Experts raise questions over HMRC predictions on annuity take-up rates

A back of the envelope exercise was how some critics described George Osborne’s Budget announcement, which dramatically loosened the restrictions on how retirees could use their savings cash. Civil servants and industry figures have since been working hard to fill in the blanks left by the Chancellor of the Exchequer. 

Last week, the HMRC published the draft Taxation of Pensions Bill, which will be the vehicle for implementing Osborne’s reform. The HMRC forecasts that the proposed changes will net an additional £3.8bn of revenue for government coffers over the next five years.

The same document also contains the government’s first assessment of the number of individuals that it expects to take advantage of the new flexibilities surrounding retirement income. HMRC predicts that 130,000 will do so, which represents just under a third of the 400,000 retirees who currently buy an annuity.

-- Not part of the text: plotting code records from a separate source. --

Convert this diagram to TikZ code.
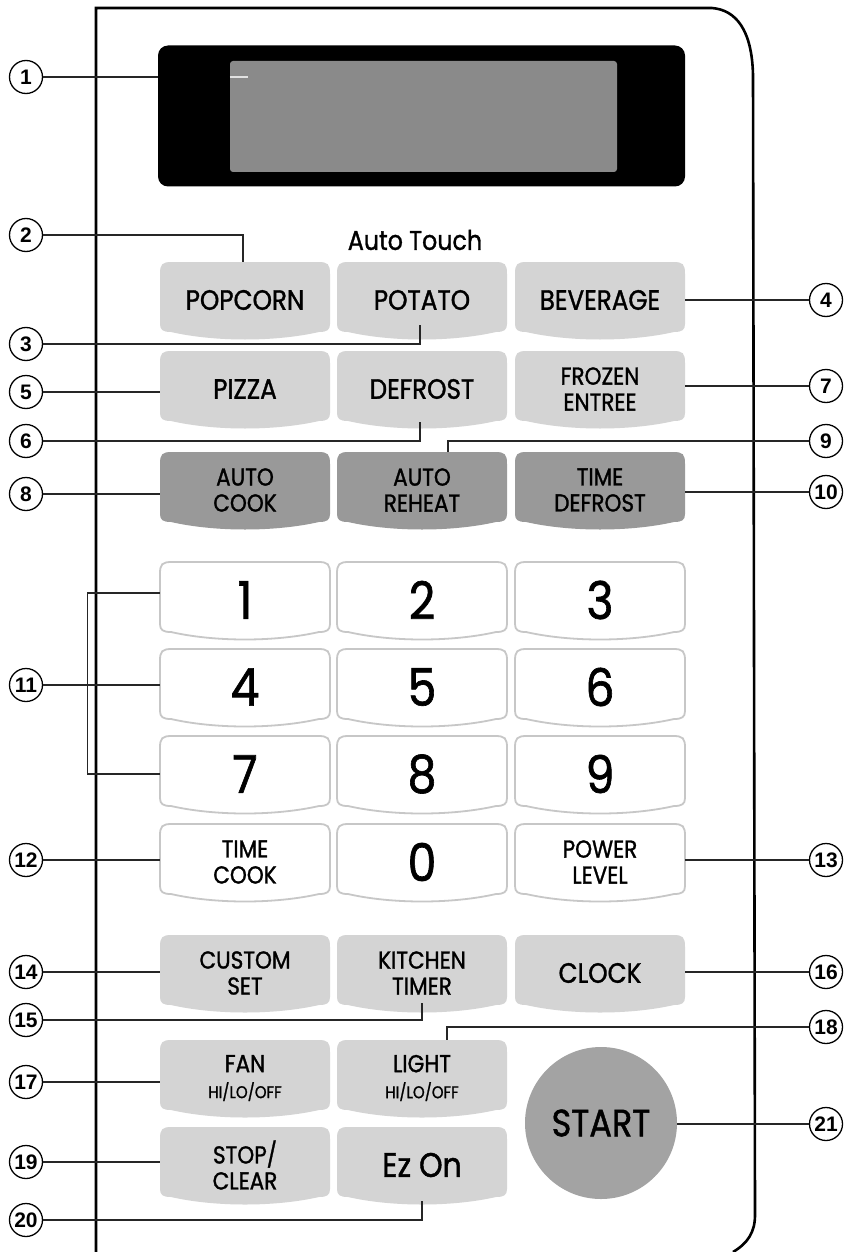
\documentclass[tikz,border=0pt]{standalone}
\usepackage{fontspec}
\setmainfont{Poppins}[FakeStretch=0.88,FakeBold=1.2]
\setsansfont{Liberation Sans}
\usetikzlibrary{calc}
\definecolor{keylight}{gray}{0.83}
\definecolor{keydark}{gray}{0.6}
\definecolor{keyedge}{gray}{0.78}
\definecolor{startgray}{gray}{0.64}
\definecolor{lcd}{gray}{0.54}
\newcommand\kbtn[5]{%
  \path[#4] ({#2-85},{#3-26}) .. controls ({#2-85},{#3-36}) and ({#2-83},{#3-38}) .. ({#2-73},{#3-38})
    -- ({#2+73},{#3-38}) .. controls ({#2+83},{#3-38}) and ({#2+85},{#3-36}) .. ({#2+85},{#3-26})
    -- ({#2+85},{#3+24}) .. controls ({#2+85},{#3+30}) and ({#2+82},{#3+32}) .. ({#2+74},{#3+32})
    .. controls ({#2+30},{#3+42}) and ({#2-30},{#3+42}) .. ({#2-74},{#3+32})
    .. controls ({#2-82},{#3+32}) and ({#2-85},{#3+30}) .. ({#2-85},{#3+24}) -- cycle;
  \node[klabel] (#1) at (#2,#3) {#5};
}
\tikzset{
  keyA/.style={fill=keylight},
  keyB/.style={fill=keydark},
  keyN/.style={fill=white, draw=keyedge, line width=1.8pt},
  klabel/.style={minimum width=170pt, minimum height=76pt, inner sep=0pt, align=center,
    font=\fontsize{24.5}{26}\selectfont, text=black},
  callnum/.style={circle, draw, line width=1.3pt, minimum size=33pt, inner sep=0pt,
    font=\sffamily\bfseries\fontsize{21}{21}\selectfont},
  callout/.style={line width=1.3pt, draw=black!85},
  panel/.style={line width=2.6pt, draw=black},
}
\newcommand\dg[1]{{\fontsize{52}{52}\selectfont #1}}
\newcommand\one[1]{{\fontsize{28}{28}\selectfont #1}}
\begin{document}
\begin{tikzpicture}[x=1pt,y=-1pt]
\useasboundingbox[fill=white] (0,0) rectangle (848,1252);
% panel outline
\draw[panel] (96,1252) -- (96,8) -- (712,8) .. controls (736,10) and (752,30) .. (753,75)
  -- (755,1215) .. controls (755,1232) and (748,1243) .. (733,1252);
% display
\node[fill=black, rounded corners=10pt, minimum width=527pt, minimum height=141pt, inner sep=0pt] (disp) at (421.5,116) {};
\node[fill=lcd, rounded corners=3pt, minimum width=387pt, minimum height=111pt, inner sep=0pt] (lcdwin) at (423.5,116.5) {};
\node[font=\fontsize{27}{27}\selectfont] (autotouch) at (415,240) {Auto Touch};
% buttons
\kbtn{popcorn}{245}{300}{keyA}{\one{POPCORN}}
\kbtn{potato}{422}{300}{keyA}{\one{POTATO}}
\kbtn{beverage}{600}{300}{keyA}{\one{BEVERAGE}}
\kbtn{pizza}{245}{389}{keyA}{\one{PIZZA}}
\kbtn{defrost}{422}{389}{keyA}{\one{DEFROST}}
\kbtn{frozen}{600}{389}{keyA}{FROZEN\\ENTREE}
\kbtn{autocook}{245}{490}{keyB}{AUTO\\COOK}
\kbtn{autoreheat}{422}{490}{keyB}{AUTO\\REHEAT}
\kbtn{timedefrost}{600}{490}{keyB}{TIME\\DEFROST}
\kbtn{k1}{245}{600}{keyN}{\dg{1}}
\kbtn{k2}{422}{600}{keyN}{\dg{2}}
\kbtn{k3}{600}{600}{keyN}{\dg{3}}
\kbtn{k4}{245}{687}{keyN}{\dg{4}}
\kbtn{k5}{422}{687}{keyN}{\dg{5}}
\kbtn{k6}{600}{687}{keyN}{\dg{6}}
\kbtn{k7}{245}{774}{keyN}{\dg{7}}
\kbtn{k8}{422}{774}{keyN}{\dg{8}}
\kbtn{k9}{600}{774}{keyN}{\dg{9}}
\kbtn{timecook}{245}{862}{keyN}{TIME\\COOK}
\kbtn{k0}{422}{862}{keyN}{\dg{0}}
\kbtn{power}{600}{862}{keyN}{POWER\\LEVEL}
\kbtn{custom}{245}{973}{keyA}{CUSTOM\\SET}
\kbtn{kitchen}{422}{973}{keyA}{KITCHEN\\TIMER}
\kbtn{clock}{600}{973}{keyA}{\one{CLOCK}}
\kbtn{fan}{245}{1078}{keyA}{FAN\\{\fontsize{17}{21}\selectfont HI/LO/OFF}}
\kbtn{light}{422}{1078}{keyA}{LIGHT\\{\fontsize{17}{21}\selectfont HI/LO/OFF}}
\kbtn{stop}{245}{1165}{keyA}{STOP/\\CLEAR}
\kbtn{ezon}{422}{1165}{keyA}{{\fontsize{34}{34}\selectfont Ez On}}
\node[circle, fill=startgray, minimum size=152pt, inner sep=0pt, font=\fontsize{38}{38}\selectfont] (start) at (601,1123) {START};
% callout circles
\node[callnum] (c1) at (26,77) {1};
\node[callnum] (c2) at (26,235) {2};
\node[callnum] (c3) at (26,344) {3};
\node[callnum] (c4) at (826,300) {4};
\node[callnum] (c5) at (26,392) {5};
\node[callnum] (c6) at (26,441) {6};
\node[callnum] (c7) at (826,386) {7};
\node[callnum] (c8) at (26,494) {8};
\node[callnum] (c9) at (826,441) {9};
\node[callnum] (c10) at (826,492) {10};
\node[callnum] (c11) at (26,685) {11};
\node[callnum] (c12) at (26,860) {12};
\node[callnum] (c13) at (826,860) {13};
\node[callnum] (c14) at (26,972) {14};
\node[callnum] (c15) at (26,1020) {15};
\node[callnum] (c16) at (826,972) {16};
\node[callnum] (c17) at (26,1082) {17};
\node[callnum] (c18) at (826,1027) {18};
\node[callnum] (c19) at (26,1162) {19};
\node[callnum] (c20) at (26,1220) {20};
\node[callnum] (c21) at (826,1124) {21};
% callout lines
\coordinate (p1) at (248,77);
\draw[callout] (c1) -- (disp.west |- c1);
\draw[line width=1.3pt, draw=white!75!lcd] (lcdwin.west |- c1) -- (p1);
\draw[callout] (c2) -| ($(popcorn.north)+(-2,0)$);
\draw[callout] (c3) -| ($(potato.south)+(-2,-13)$);
\draw[callout] (c4) -- (beverage.east |- c4);
\draw[callout] (c5) -- (pizza.west |- c5);
\draw[callout] (c6) -| ($(defrost.south)+(-2,-5)$);
\draw[callout] (c7) -- (frozen.east |- c7);
\draw[callout] (c8) -- (autocook.west |- c8);
\draw[callout] (c9) -| ($(autoreheat.north)+(26,0)$);
\draw[callout] (c10) -- (timedefrost.east |- c10);
\draw[callout] (c11) -- (k4.west |- c11);
\draw[callout] ($(k1.west)+(0,-7)$) -- ++(-72,0) |- (k7.west);
\draw[callout] (c12) -- (timecook.west |- c12);
\draw[callout] (c13) -- (power.east |- c13);
\draw[callout] (c14) -- (custom.west |- c14);
\draw[callout] (c15) -| ($(kitchen.south)+(0,-8)$);
\draw[callout] (c16) -- (clock.east |- c16);
\draw[callout] (c17) -- (fan.west |- c17);
\draw[callout] (c18) -| ($(light.north)+(25,0)$);
\draw[callout] (c19) -- (stop.west |- c19);
\draw[callout] (c20) -| ($(ezon.south)+(0,-2)$);
\draw[callout] (c21) -- (start.east |- c21);
\end{tikzpicture}
\end{document}
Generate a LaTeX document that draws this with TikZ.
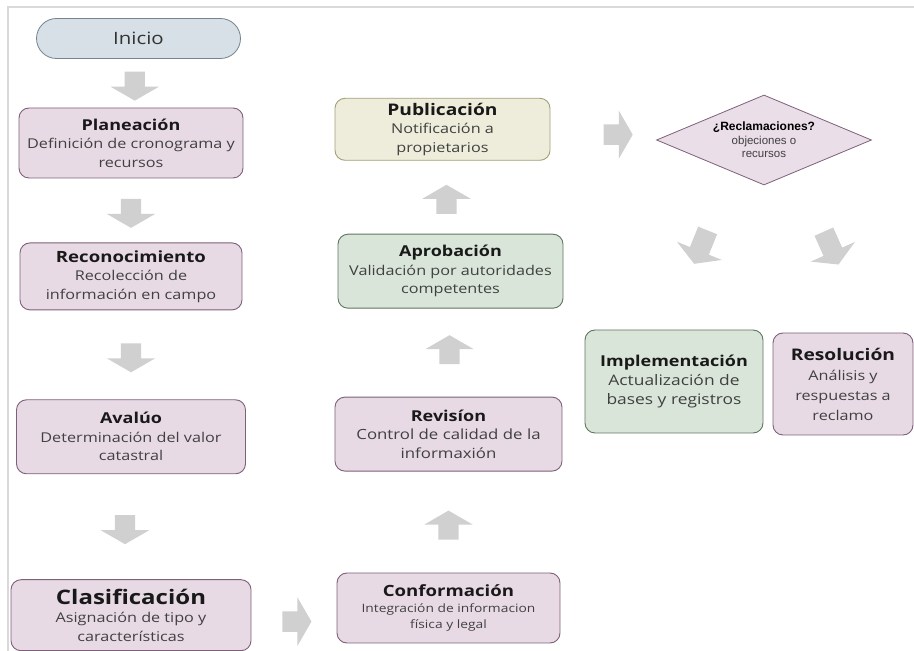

Given that around 130,000 people currently either take cash or drawdown, this means that the government expects roughly half of all retirees to take this route. Of course, it also implies that officials believe around half of the DC population will continue to lock into an annuity.

One half looks a little too neat for comfort, as well as appearing to be out of kilter with the evident enthusiasm that the new freedoms have sparked in the general populace.

It’s pretty clear that people want their cash upfront: these things are going to fly

John Cockerton, senior consulting actuary at Towers Watson, believes that the man in the street perceives annuities as poor value product and that there will be plenty of appetite for the new flexible access drawdown (FAD) products.

He says: “It’s pretty clear that people want their cash upfront: these things are going to fly.”

Once the pension providers have evolved what he describes as Ford Mondeo, mid-market versions of what are currently Rolls Royce FAD products, Cockerton believes the pace of this take-up will intensify.

Mel Duffield, deputy director of the Pensions Policy Institute, says that in the Republic of Ireland around 30% of the population annuitises. Given the more advanced nature of the UK’s annuity market, she thinks it is feasible that British providers will be able to offer more generous rates, such as through enhanced annuities, which could lead to better take-up rates than in Ireland.

There is no evidence: that’s what makes this a risky policy development

However Richard Butcher, managing director of Pitman’s Trustees Ltd, is less sanguine. Given that the average size of a pot at retirement, currently around £30,000, is likely to shrink due to the auto-enrolment of lower paid workers, he believes the vast majority of retirees will take cash rather than waiting to buy an annuity.

But he argues that part of the problem surrounding this debate is that is being largely carried out on the basis of guesstimates.  “There is no evidence: that’s what makes this a risky policy development,” he says.

The government is making some big calls about long-term retirement issues without apparently having the proof to back its hunches.